On an autumn night in 1852, amateur astronomer Hermann Goldschmidt was observing the skies from the balcony of his Paris apartment when his small telescope revealed a speck of light that no one had ever seen before: an asteroid. It was named Lutetia, for the Roman city that became Paris.

For the next century and a half, Lutetia remained little more than a speck of light in astronomers' telescopes. But last July scientists got to know it a lot better when the Rosetta spacecraft flew by it. The European probe found that Lutetia is dense and heavy, indicating that it's probably a solid chunk of rock and metal, and not a loosely held together "rubble pile" as many other asteroids are.

Lutetia is the largest asteroid yet visited by a spacecraft -- an average diameter of about 75 miles -- so there was a lot for Rosetta to see. Its pictures showed that the surface is covered with a layer of dirt that's more than a third of a mile thick. The dirt has formed over the eons as other space rocks have pounded Lutetia, pulverizing the asteroid's surface.

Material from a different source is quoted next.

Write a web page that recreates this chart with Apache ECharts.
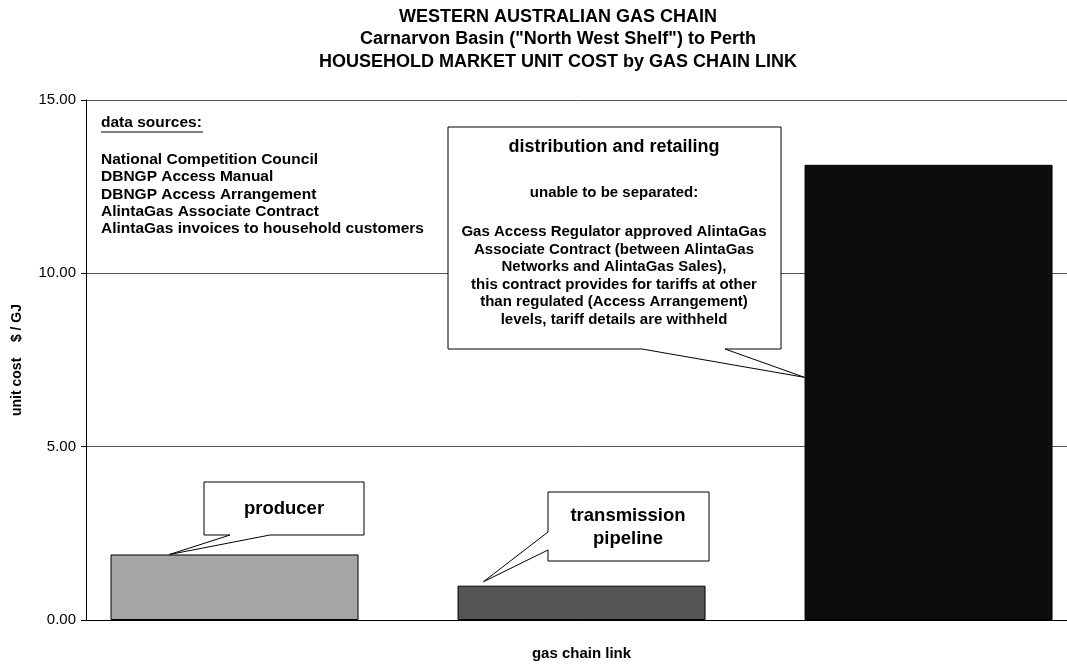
<!DOCTYPE html>
<html>
<head>
<meta charset="utf-8">
<script src="https://cdn.jsdelivr.net/npm/echarts@6/dist/echarts.min.js"></script>
<style>
  html, body { margin: 0; padding: 0; background: #fff; overflow: hidden; }
  #chart { width: 1067px; height: 666px; }
</style>
</head>
<body>
<div id="chart"></div>
<script>
// Gas chain links and their household unit cost ($/GJ)
const links = ['producer', 'transmission pipeline', 'distribution and retailing'];
const unitCost = [1.89, 0.99, 13.13];
const barColors = ['#a5a5a5', '#555555', '#0d0d0d'];

const yTicks = [0, 5, 10, 15];

const titleLines = [
  'WESTERN AUSTRALIAN GAS CHAIN',
  'Carnarvon Basin ("North West Shelf") to Perth',
  'HOUSEHOLD MARKET UNIT COST by GAS CHAIN LINK'
];

const sourcesHeading = 'data sources:';
const sources = [
  'National Competition Council',
  'DBNGP Access Manual',
  'DBNGP Access Arrangement',
  'AlintaGas Associate Contract',
  'AlintaGas invoices to household customers'
];

const distributionNote = 'unable to be separated:';
const distributionDetail = [
  'Gas Access Regulator approved AlintaGas',
  'Associate Contract (between AlintaGas',
  'Networks and AlintaGas Sales),',
  'this contract provides for tariffs at other',
  'than regulated (Access Arrangement)',
  'levels, tariff details are withheld'
];

const FONT = '"Liberation Sans", Arial, Helvetica, sans-serif';
const BAR_WIDTH = 248;
const TITLE_CENTER = 558;

const chart = echarts.init(document.getElementById('chart'), null, { renderer: 'canvas' });

chart.setOption({
  backgroundColor: '#ffffff',
  animation: false,
  grid: { left: 86, right: 0, top: 100, bottom: 37 },
  xAxis: {
    type: 'value',
    min: -0.428,
    max: 2.399,
    name: 'gas chain link',
    nameLocation: 'middle',
    nameGap: 26,
    nameTextStyle: { fontFamily: FONT, fontSize: 15, fontWeight: 'bold', color: '#000', padding: [0, 0, 0, 10] },
    axisLine: { show: true, onZero: false, lineStyle: { color: '#000', width: 1 } },
    axisTick: { show: false },
    axisLabel: { show: false },
    splitLine: { show: false }
  },
  yAxis: {
    type: 'value',
    min: yTicks[0],
    max: yTicks[yTicks.length - 1],
    interval: 5,
    name: 'unit cost    $ / GJ',
    nameLocation: 'middle',
    nameGap: 62,
    nameTextStyle: { fontFamily: FONT, fontSize: 14, fontWeight: 'bold', color: '#000' },
    axisLine: { show: true, onZero: false, lineStyle: { color: '#000', width: 1 } },
    axisTick: { show: true, inside: false, length: 5, lineStyle: { color: '#000' } },
    axisLabel: {
      fontFamily: FONT, fontSize: 15, color: '#000', margin: 10,
      formatter: v => v.toFixed(2)
    },
    splitLine: { show: true, lineStyle: { color: '#555', width: 1 } }
  },
  series: [{
    type: 'bar',
    barWidth: BAR_WIDTH,
    data: unitCost.map((v, i) => ({
      value: [i, v],
      name: links[i],
      itemStyle: { color: barColors[i], borderColor: '#000', borderWidth: 1 }
    }))
  }]
});

// Callout shapes: a box with a wedge pointing at a spot on a bar
function callout(box, wedgeA, wedgeB, tip, side) {
  const [x0, y0, x1, y1] = box;
  let pts;
  if (side === 'bottom') {
    pts = [[x0, y0], [x1, y0], [x1, y1], [wedgeB, y1], tip, [wedgeA, y1], [x0, y1]];
  } else { // wedge leaves from the left side
    pts = [[x0, y0], [x1, y0], [x1, y1], [x0, y1], [x0, wedgeB], tip, [x0, wedgeA]];
  }
  return {
    type: 'polygon',
    shape: { points: pts },
    style: { fill: '#fff', stroke: '#000', lineWidth: 1 },
    z: 10
  };
}

function text(str, x, y, size, align) {
  return {
    type: 'text',
    x: x, y: y,
    style: {
      text: str, fill: '#000', font: 'bold ' + size + 'px ' + FONT,
      textAlign: align || 'center', textVerticalAlign: 'middle'
    },
    z: 11
  };
}

function render() {
  const halfBar = BAR_WIDTH / 2;
  const p0 = chart.convertToPixel({ seriesIndex: 0 }, [0, unitCost[0]]);
  const p1 = chart.convertToPixel({ seriesIndex: 0 }, [1, unitCost[1]]);
  const p2 = chart.convertToPixel({ seriesIndex: 0 }, [2, 7.0]);

  const producerTip = [p0[0] - halfBar + 59, p0[1]];
  const pipelineTip = [p1[0] - halfBar + 26, p1[1] - 4];
  const distribTip = [p2[0] - halfBar, p2[1]];

  const els = [];

  // chart title
  titleLines.forEach((t, i) => els.push(text(t, TITLE_CENTER, 17 + i * 22.5, 18)));

  // data sources list
  els.push(text(sourcesHeading, 101, 123, 15.5, 'left'));
  els.push({
    type: 'line',
    shape: { x1: 101, y1: 132, x2: 203, y2: 132 },
    style: { stroke: '#000', lineWidth: 1.2 },
    z: 11
  });
  sources.forEach((s, i) => els.push(text(s, 101, 160 + i * 17.2, 15.5, 'left')));

  // producer
  els.push(callout([204, 482, 364, 535], 230, 270, producerTip, 'bottom'));
  els.push(text(links[0], 284, 509, 18.5));

  // transmission pipeline
  els.push(callout([548, 492, 709, 561], 532, 550, pipelineTip, 'left'));
  els.push(text('transmission', 628, 516, 18.5));
  els.push(text('pipeline', 628, 539, 18.5));

  // distribution and retailing
  els.push(callout([448, 127, 781, 349], 642, 725, distribTip, 'bottom'));
  els.push(text(links[2], 614, 147, 18));
  els.push(text(distributionNote, 614, 193, 15));
  distributionDetail.forEach((s, i) => els.push(text(s, 614, 232 + i * 17.5, 15)));

  chart.setOption({ graphic: { elements: els } });
}

render();
</script>
</body>
</html>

Collisions by some of the bigger space rocks have left impact craters -- hundreds of them are visible in Rosetta's pictures. As scientists draw maps of Lutetia's surface, they'll name many of the craters and other features in the pictures. And they already have a theme for the names: cities, rivers, and provinces of the Roman Empire and surrounding lands at the time Rome controlled the city of Lutetia.